[BEGIN MATERIAL PROVIDED]

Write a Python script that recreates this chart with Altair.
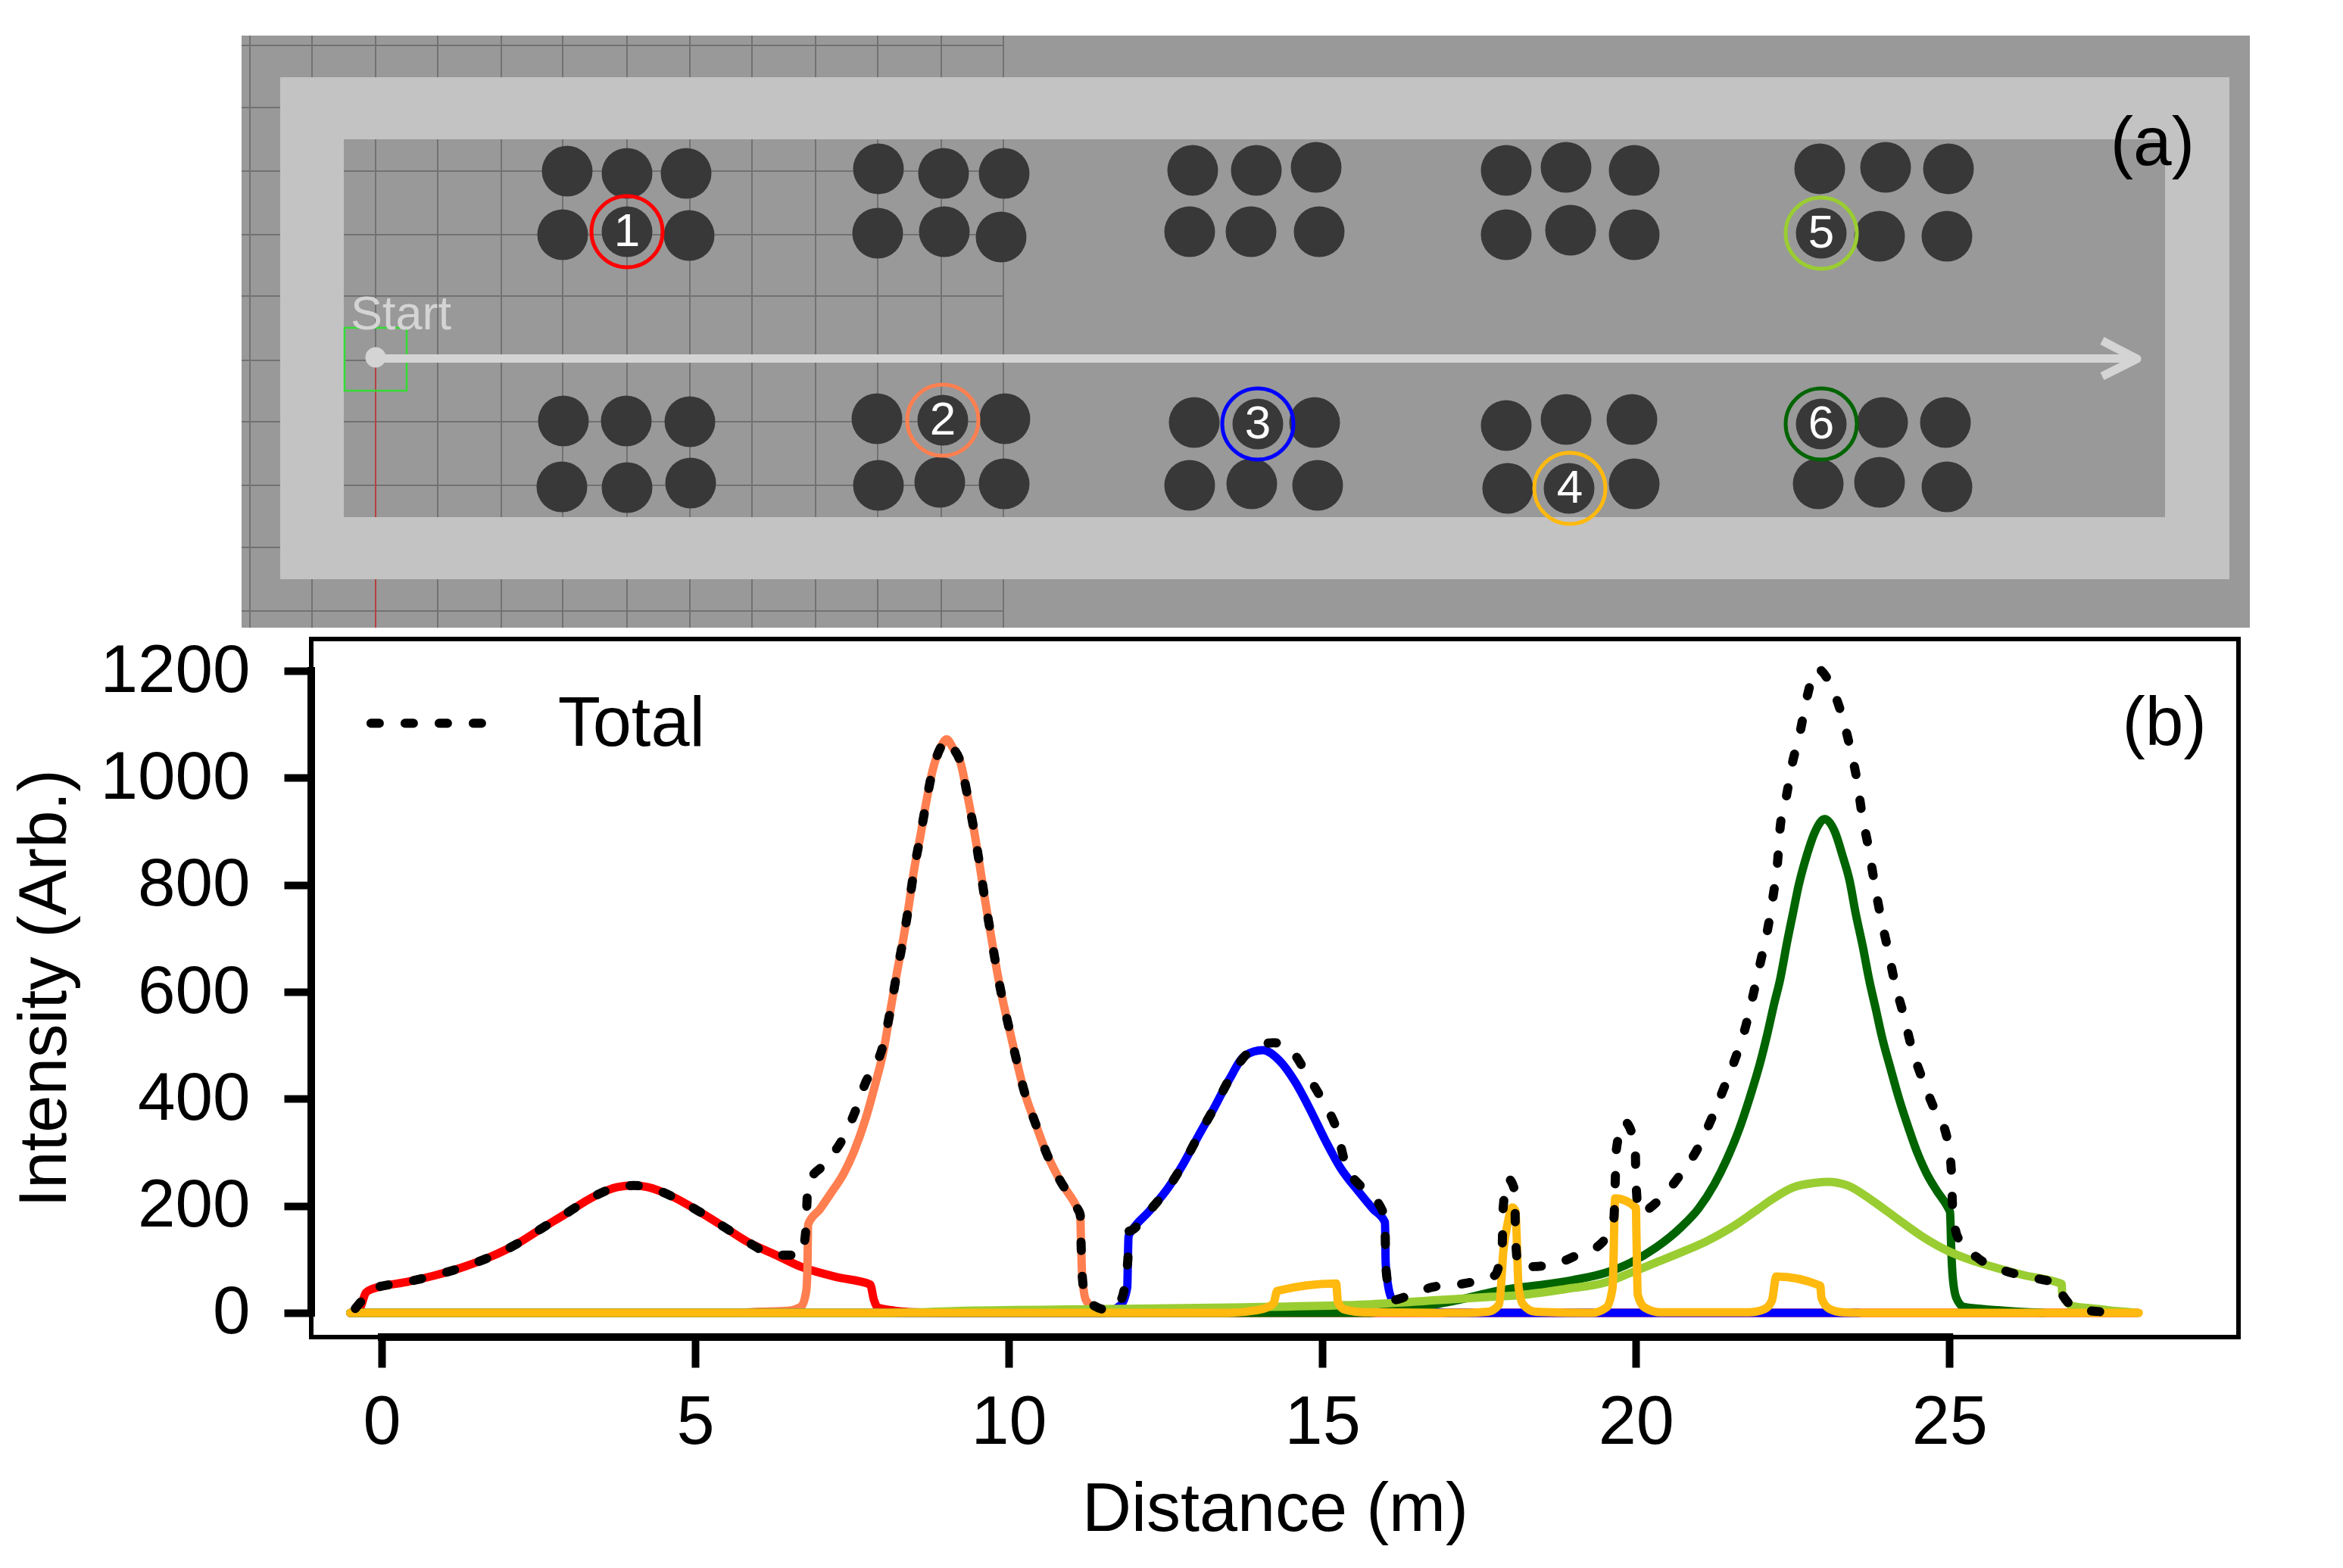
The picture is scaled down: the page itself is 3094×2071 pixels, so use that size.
import altair as alt
import pandas as pd

FONT = "Liberation Sans"

# ---- panel (b): series (Distance m, Intensity) ----
red_x = [-0.5,-0.35,-0.25,-0.14,0.37,0.85,1.31,1.74,2.16,2.54,2.92,3.33,3.76,4.02,4.24,4.66,5.04,5.44,5.83,6.29,6.69,7.25,7.79,7.85,7.91,8.18,8.5,9.0,28.0]
red_y = [0,8,38,45,57,70,86,105,129,157,184,214,235,238,235,216,191,162,133,108,86,67,53,24,10,4,1,0,0]
coral_x = [-0.5,5.6,6.01,6.48,6.69,6.77,6.79,6.80,6.99,7.16,7.37,7.54,7.71,7.87,8.0,8.13,8.22,8.32,8.41,8.49,8.59,8.68,8.79,8.91,9.01,9.11,9.23,9.34,9.44,9.53,9.61,9.7,9.79,9.89,10.0,10.12,10.25,10.42,10.6,10.82,11.1,11.14,11.15,11.17,11.23,11.35,11.74,12.2,28.0]
coral_y = [0,0,2,4,12,40,85,165,194,223,261,304,360,427,488,577,638,700,764,828,891,952,1016,1056,1072,1056,1029,968,906,842,780,717,654,592,535,474,413,356,299,247,194,183,143,72,24,10,4,0,0]
blue_x = [-0.5,11.5,11.79,11.89,11.9,11.91,11.97,12.24,12.55,12.79,13.03,13.28,13.51,13.77,14.05,14.32,14.57,14.81,15.05,15.29,15.57,15.81,16.0,16.01,16.04,16.12,16.33,16.66,17.0,23.56]
blue_y = [0,0,15,48,100,143,155,190,235,280,332,384,435,481,491,471,431,379,322,271,228,194,169,95,58,24,10,5,0,0]
yg_x = [-0.5,8.0,8.55,9.3,11.5,13.5,15.78,16.87,17.7,18.14,18.9,19.52,19.92,20.32,20.72,21.13,21.53,21.94,22.17,22.5,22.86,23.06,23.38,23.78,24.19,24.59,24.99,25.31,25.52,26.2,26.79,26.8,26.96,27.3,27.6,28.0]
yg_y = [0,0,1,4,7,10,16,24,30,33,45,57,75,94,113,134,160,193,212,234,243,245,238,209,174,141,115,100,92,70,54,34,13,8,4,0]
dg_x = [-0.5,15.7,16.2,17.0,17.8,18.99,19.52,19.92,20.32,20.72,21.0,21.25,21.45,21.65,21.81,21.99,22.09,22.2,22.3,22.42,22.5,22.6,22.72,22.86,23.01,23.17,23.3,23.41,23.5,23.62,23.72,23.83,23.92,24.07,24.19,24.35,24.47,24.63,24.8,24.98,25.01,25.03,25.05,25.11,25.23,25.77,26.0,26.5]
dg_y = [0,0,6,20,41,61,75,94,122,160,195,240,287,344,400,471,518,575,623,698,744,801,853,900,923,900,853,807,750,684,623,566,518,453,403,345,305,262,228,196,188,117,71,28,11,5,3,0]
or_x = [-0.5,13.5,13.97,14.22,14.28,15.22,15.25,15.36,15.66,17.3,17.64,17.82,17.89,17.96,18.03,18.08,18.13,18.2,18.4,19.3,19.53,19.63,19.67,20.0,20.01,20.03,20.14,20.4,21.8,22.05,22.17,22.24,22.94,22.96,23.08,23.3,23.6,28.02]
or_y = [0,0,5,17,41,55,20,6,1,0,2,16,119,170,197,190,48,16,2,0,10,48,214,197,143,34,10,1,1,7,23,68,51,28,8,1,0,0]
tot_x = [-0.42,-0.3,-0.14,0.37,0.85,1.31,1.74,2.16,2.54,2.92,3.33,3.76,4.02,4.24,4.66,5.04,5.44,5.83,6.29,6.69,6.76,6.80,7.08,7.36,7.56,7.73,7.87,8.0,8.13,8.22,8.32,8.41,8.49,8.59,8.68,8.79,8.91,9.01,9.11,9.23,9.34,9.44,9.53,9.61,9.7,9.79,9.89,10.0,10.12,10.25,10.42,10.6,10.82,11.1,11.14,11.15,11.17,11.23,11.35,11.6,11.79,11.9,11.91,11.97,12.24,12.55,12.79,13.03,13.28,13.51,13.8,14.22,14.49,14.77,15.02,15.23,15.36,15.64,15.95,16.0,16.01,16.04,16.12,16.33,16.75,17.27,17.75,17.87,17.88,17.96,18.07,18.08,18.13,18.59,19.03,19.44,19.65,19.67,19.69,19.81,19.99,20.0,20.05,20.43,20.72,20.99,21.2,21.39,21.55,21.75,21.87,21.98,22.1,22.19,22.26,22.3,22.4,22.49,22.62,22.72,22.89,23.11,23.28,23.42,23.53,23.61,23.71,23.8,23.9,24.02,24.13,24.27,24.4,24.56,24.76,24.96,25.03,25.05,25.13,25.47,25.9,26.37,26.79,26.8,27.09,27.63]
tot_y = [8,25,45,57,70,86,105,129,157,184,214,235,238,235,216,191,162,133,108,108,150,242,280,327,379,434,460,502,577,638,700,764,828,891,952,1016,1056,1072,1056,1029,968,906,842,780,717,654,592,535,474,413,356,299,247,194,183,143,72,24,14,5,24,100,152,155,190,235,280,332,384,435,484,505,492,443,393,342,282,233,193,169,95,58,24,30,48,55,70,129,190,251,228,143,86,88,106,129,177,242,306,358,313,249,188,218,260,308,361,416,464,535,594,652,716,780,843,906,965,1024,1086,1146,1204,1173,1119,1055,993,929,870,807,743,679,617,557,495,440,381,328,268,200,142,101,78,65,51,34,6,1]

SERIES = [("1", red_x, red_y, "#ff0000"),
          ("2", coral_x, coral_y, "#ff7f50"),
          ("3", blue_x, blue_y, "#0000ff"),
          ("6", dg_x, dg_y, "#006400"),
          ("5", yg_x, yg_y, "#9acd32"),
          ("4", or_x, or_y, "#ffb90f")]

x_ticks = [0, 5, 10, 15, 20, 25]
y_ticks = [0, 200, 400, 600, 800, 1000, 1200]
legend_x = [-0.17, 1.77]
legend_y = [1102, 1102]

# ---- panel (a): schematic, in picture units ----
pillars_x = [749,828,906,743,828,910,1160,1246,1326,1159,1247,1322,
             744,827,911,742,828,912,1158,1245,1327,1160,1241,1326,
             1575,1659,1738,1571,1652,1742,1989,2068,2158,1989,2074,2158,
             1577,1661,1736,1571,1653,1740,1989,2068,2155,1991,2072,2158,
             2403,2490,2573,2405,2482,2571,2405,2486,2569,2401,2482,2571]
pillars_y = [226,229,229,310,306,311,223,229,229,308,306,313,
             556,556,557,643,644,638,553,555,553,641,637,639,
             225,225,221,306,306,306,225,221,225,310,304,310,
             558,560,558,641,639,641,562,554,554,645,645,639,
             223,221,223,308,312,312,560,558,558,639,637,643]
ring_x = [828,1245,1661,2073,2405,2405]
ring_y = [306,555,560,645,308,560]
ring_c = ["#ff0000","#ff7f50","#0000ff","#ffb90f","#9acd32","#006400"]
ring_t = ["1","2","3","4","5","6"]
grid_vx = [330,412,496,578,662,743,828,911,993,1077,1159,1243,1325]
grid_hy = [60,142,226,310,391,476,557,641,723,807]
band_x0 = [370,370,370,2859]
band_x1 = [2944,2944,454,2944]
band_y0 = [102,683,102,102]
band_y1 = [184,765,765,765]

# the concat aligns plot origins, so panel (a) starts at panel (b)'s left edge (x = 411)
LEFT = 411
PW_A, PH_A = 2971 - LEFT, 821
sx = alt.Scale(domain=[LEFT, 2971], nice=False, zero=False)
sy = alt.Scale(domain=[829, 8], nice=False, zero=False)
X = alt.X("x:Q", scale=sx, axis=None)
Y = alt.Y("y:Q", scale=sy, axis=None)

def rects(df, color):
    return alt.Chart(df).mark_rect(color=color).encode(
        x=X, x2="x2:Q", y=Y, y2="y2:Q")

bg = rects(pd.DataFrame({"x":[319],"x2":[2971],"y":[47],"y2":[829]}), "#999999")
gv = alt.Chart(pd.DataFrame({"x":grid_vx,"y":[47]*len(grid_vx),"y2":[829]*len(grid_vx)})).mark_rule(
    color="#727272", strokeWidth=2).encode(x=X, y=Y, y2="y2:Q")
gh = alt.Chart(pd.DataFrame({"y":grid_hy,"x":[319]*len(grid_hy),"x2":[1325]*len(grid_hy)})).mark_rule(
    color="#727272", strokeWidth=2).encode(y=Y, x=X, x2="x2:Q")
redline = alt.Chart(pd.DataFrame({"x":[496],"y":[476],"y2":[829]})).mark_rule(
    color="#b5403f", strokeWidth=2).encode(x=X, y=Y, y2="y2:Q")
band = rects(pd.DataFrame({"x":band_x0,"x2":band_x1,"y":band_y0,"y2":band_y1}), "#c3c3c3")
square = alt.Chart(pd.DataFrame({"x":[455],"x2":[537],"y":[433],"y2":[516]})).mark_rect(
    fillOpacity=0, stroke="#33dd33", strokeWidth=2.5).encode(x=X, x2="x2:Q", y=Y, y2="y2:Q")
pillars = alt.Chart(pd.DataFrame({"x":pillars_x,"y":pillars_y})).mark_circle(
    size=67**2, color="#383838", opacity=1).encode(x=X, y=Y)
path = alt.Chart(pd.DataFrame({"x":[496,2820],"y":[473.5,473.5]})).mark_line(
    color="#d4d4d4", strokeWidth=11).encode(x=X, y=Y)
head = alt.Chart(pd.DataFrame({"x":[2776,2822,2776],"y":[450,474,497],"i":[0,1,2]})).mark_line(
    color="#d4d4d4", strokeWidth=11, strokeJoin="round").encode(x=X, y=Y, order="i:Q")
dot = alt.Chart(pd.DataFrame({"x":[496],"y":[472]})).mark_circle(
    size=27**2, color="#d4d4d4", opacity=1).encode(x=X, y=Y)
start = alt.Chart(pd.DataFrame({"x":[463],"y":[435],"t":["Start"]})).mark_text(
    font=FONT, fontSize=63, color="#d4d4d4", align="left", baseline="alphabetic").encode(x=X, y=Y, text="t:N")
rings = alt.Chart(pd.DataFrame({"x":ring_x,"y":ring_y,"c":ring_c})).mark_point(
    filled=False, size=94**2, strokeWidth=5, opacity=1).encode(
    x=X, y=Y, stroke=alt.Stroke("c:N", scale=None))
ringt = alt.Chart(pd.DataFrame({"x":ring_x,"y":ring_y,"t":ring_t})).mark_text(
    font=FONT, fontSize=62, color="white", align="center", baseline="middle").encode(x=X, y=Y, text="t:N")
lab_a = alt.Chart(pd.DataFrame({"x":[2898],"y":[191],"t":["(a)"]})).mark_text(
    font=FONT, fontSize=91, color="black", align="right", baseline="middle").encode(x=X, y=Y, text="t:N")

panel_a = alt.layer(bg, gv, gh, redline, band, square, pillars, path, head, dot,
                    start, rings, ringt, lab_a).properties(
    width=PW_A, height=PH_A, view=alt.ViewBackground(strokeWidth=0))

# ---- panel (b) ----
PW_B, PH_B = 2545, 922
bx = alt.Scale(domain=[-1.123, 29.61], nice=False, zero=False)
by = alt.Scale(domain=[-45.3, 1259.6], nice=False, zero=False)

axis_x = alt.Axis(values=x_ticks, title="Distance (m)", grid=False, domain=False,
                  tickWidth=10, tickSize=40, tickColor="black", labelFont=FONT, labelFontSize=90,
                  labelColor="black", labelPadding=29, titleFont=FONT, titleFontSize=90,
                  titleFontWeight="normal", titleColor="black", titlePadding=26, format="d")
axis_y = alt.Axis(values=y_ticks, title="Intensity (Arb.)", grid=False, domain=False,
                  tickWidth=10, tickSize=36, tickColor="black", labelFont=FONT, labelFontSize=89,
                  labelColor="black", labelPadding=45, labelLimit=500, titleFont=FONT, titleFontSize=89,
                  titleFontWeight="normal", titleColor="black", titlePadding=106, format="d")
x_plain = alt.X("x:Q", scale=bx, axis=axis_x)
y_plain = alt.Y("y:Q", scale=by, axis=axis_y)

x_line = alt.Chart(pd.DataFrame({"x":[x_ticks[0]],"x2":[x_ticks[-1]]})).mark_rule(
    color="black", strokeWidth=10, strokeCap="square").encode(
    x=x_plain, x2="x2:Q", y=alt.value(PH_B))
y_line = alt.Chart(pd.DataFrame({"y":[y_ticks[0]],"y2":[y_ticks[-1]]})).mark_rule(
    color="black", strokeWidth=10, strokeCap="square").encode(
    y=y_plain, y2="y2:Q", x=alt.value(0))

layers = [x_line, y_line]
for name, xs, ys, col in SERIES:
    layers.append(alt.Chart(pd.DataFrame({"x":xs,"y":ys})).mark_line(
        color=col, strokeWidth=11, interpolate="monotone", strokeJoin="round", strokeCap="round").encode(
        x=x_plain, y=y_plain))
DASH = [11, 34]
layers.append(alt.Chart(pd.DataFrame({"x":tot_x,"y":tot_y})).mark_line(
    color="black", strokeWidth=12, strokeDash=DASH, strokeCap="round", interpolate="monotone").encode(
    x=x_plain, y=y_plain))
layers.append(alt.Chart(pd.DataFrame({"x":legend_x,"y":legend_y})).mark_line(
    color="black", strokeWidth=12, strokeDash=DASH, strokeCap="round").encode(x=x_plain, y=y_plain))
layers.append(alt.Chart(pd.DataFrame({"x":[2.81],"y":[1100],"t":["Total"]})).mark_text(
    font=FONT, fontSize=92, color="black", align="left", baseline="middle").encode(x=x_plain, y=y_plain, text="t:N"))
layers.append(alt.Chart(pd.DataFrame({"x":[29.1],"y":[1100],"t":["(b)"]})).mark_text(
    font=FONT, fontSize=91, color="black", align="right", baseline="middle").encode(x=x_plain, y=y_plain, text="t:N"))

panel_b = alt.layer(*layers).properties(
    width=PW_B, height=PH_B, view=alt.ViewBackground(stroke="black", strokeWidth=6))

chart = alt.vconcat(panel_a, panel_b, spacing=9).properties(
    padding={"left":4,"top":0,"right":0,"bottom":0}, background="white")
chart.save("out.html", embed_options={"renderer": "svg", "actions": False})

[END MATERIAL PROVIDED]

Locate the word "that" in the data above. Copy every line carrying it.

Write a Python script that recreates this chart with Altair.
The picture is scaled down: the page itself is 3094×2071 pixels, so use that size.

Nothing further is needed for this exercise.